En mode priorité à l’ouverture (A/Av) ou à la vitesse (S/Tv), l’Auto ISO vous permet de fixer deux paramètres importants (par exemple, une grande ouverture pour un flou d’arrière-plan et une vitesse d’obturation minimale pour figer le sujet), tout en laissant l’appareil ajuster l’ISO comme variable pour garantir une exposition correcte.

La force de l’Auto ISO émerge lorsque vous le configurez :

  • Définir une plage ISO maximale : Indiquez à votre appareil de ne jamais dépasser une certaine valeur (exemple : 6400 ISO) pour conserver le contrôle sur le bruit maximal acceptable.
  • Définir une vitesse d’obturation minimale : Vous pouvez forcer l’appareil à maintenir une vitesse d’obturation au-dessus d’un seuil (exemple : 1/125 s) pour éviter le flou de bougé.

Le rôle du matériel : capteurs et objectifs

La taille du capteur est primordiale. Un capteur plein format (full frame) a, pour un nombre de pixels équivalent, des photosites plus grands qu’un capteur APS-C ou Micro 4/3. Des photosites plus grands captent plus de lumière, générant ainsi un signal initial plus fort.
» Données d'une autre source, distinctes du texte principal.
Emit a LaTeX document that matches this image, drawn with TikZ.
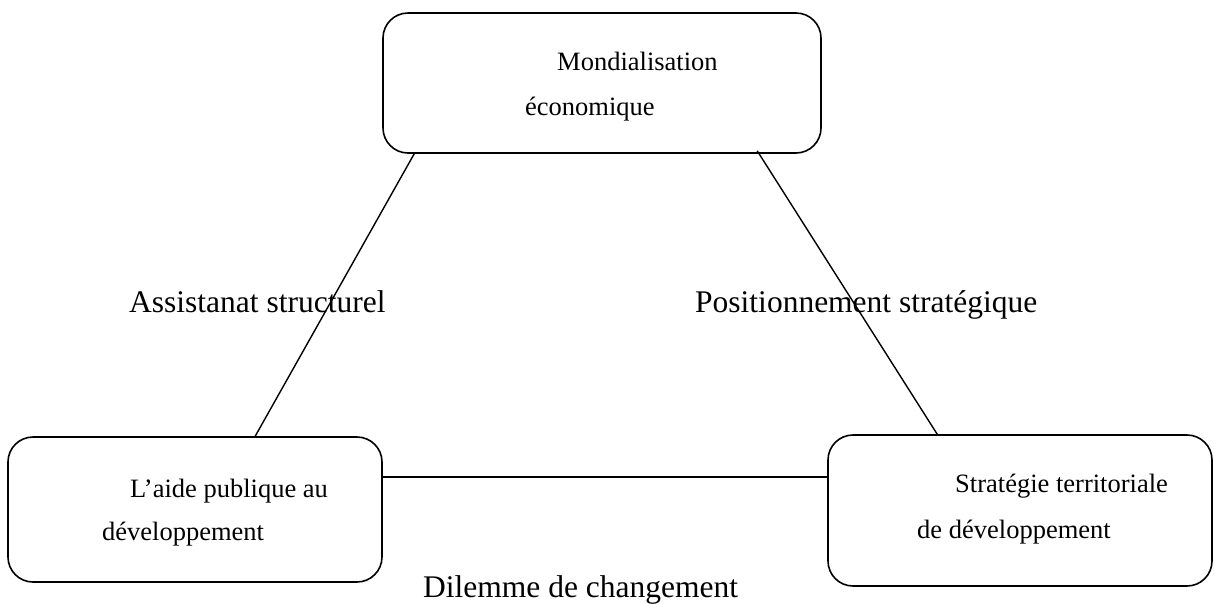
\documentclass[tikz,border=0pt]{standalone}
\usepackage{fontspec}
\setmainfont{Liberation Serif}
\begin{document}
\begin{tikzpicture}[x=1pt,y=-1pt,
  box/.style={draw, line width=1.6pt, rounded corners=25pt, inner sep=0pt},
  boxtxt/.style={inner sep=0pt, anchor=base west, font=\fontsize{26.5}{30}\selectfont},
  lbl/.style={inner sep=0pt, anchor=base west, font=\fontsize{31.5}{36}\selectfont},
  link/.style={line width=1.4pt}]
\useasboundingbox (0,0) rectangle (1214,603);
\node[box, minimum width=438pt, minimum height=140pt] (top) at (602,83) {};
\node[box, minimum width=374pt, minimum height=145pt] (left) at (195,509.5) {};
\node[box, minimum width=384pt, minimum height=151pt] (right) at (1020,510.5) {};
\node[boxtxt] (t1) at (557,70) {Mondialisation};
\node[boxtxt] (t2) at (525,115) {économique};
\node[boxtxt] (l1) at (130,497) {L’aide publique au};
\node[boxtxt] (l2) at (102,540) {développement};
\node[boxtxt] (r1) at (955,492) {Stratégie territoriale};
\node[boxtxt] (r2) at (917,538) {de développement};
\node[lbl] (la) at (129,312) {Assistanat structurel};
\node[lbl] (lb) at (695,312) {Positionnement stratégique};
\node[lbl] (lc) at (423,597) {Dilemme de changement};
\coordinate (a1) at ([xshift=32pt]top.south west);
\coordinate (a2) at ([xshift=248pt]left.north west);
\coordinate (b1) at ([xshift=375pt,yshift=3pt]top.south west);
\coordinate (b2) at ([xshift=110pt]right.north west);
\coordinate (c1) at ([yshift=32.5pt]left.east);
\coordinate (c2) at ([yshift=33.5pt]right.west);
\draw[link] (a1) -- (a2);
\draw[link] (b1) -- (b2);
\draw[link] (c1) -- (c2);
\end{tikzpicture}
\end{document}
Le rapport signal/bruit est donc intrinsèquement meilleur, et la montée en ISO produit un bruit moins perceptible.

Sony RX1R III
L’objectif Zeiss Vario Tessar du Sony RX1R III ouvre à f/2 // Source : Tristan Jacquel

De plus, à taille de capteur similaire, un boîtier avec une résolution plus basse offrira un meilleur comportement à des sensibilités élevées, avec moins de bruit numérique, qu’un modèle à haute résolution.

L’importance des objectifs lumineux

Le meilleur moyen d’éviter d’augmenter l’ISO est d’apporter plus de lumière au capteur. Un objectif ouvrant à f/1,8 laisse entrer quatre fois plus de lumière qu’un objectif de kit à f/3,5. Cette différence de deux stops permettrait de rester à 400 ISO là où un passage à 1600 ISO aurait été nécessaire.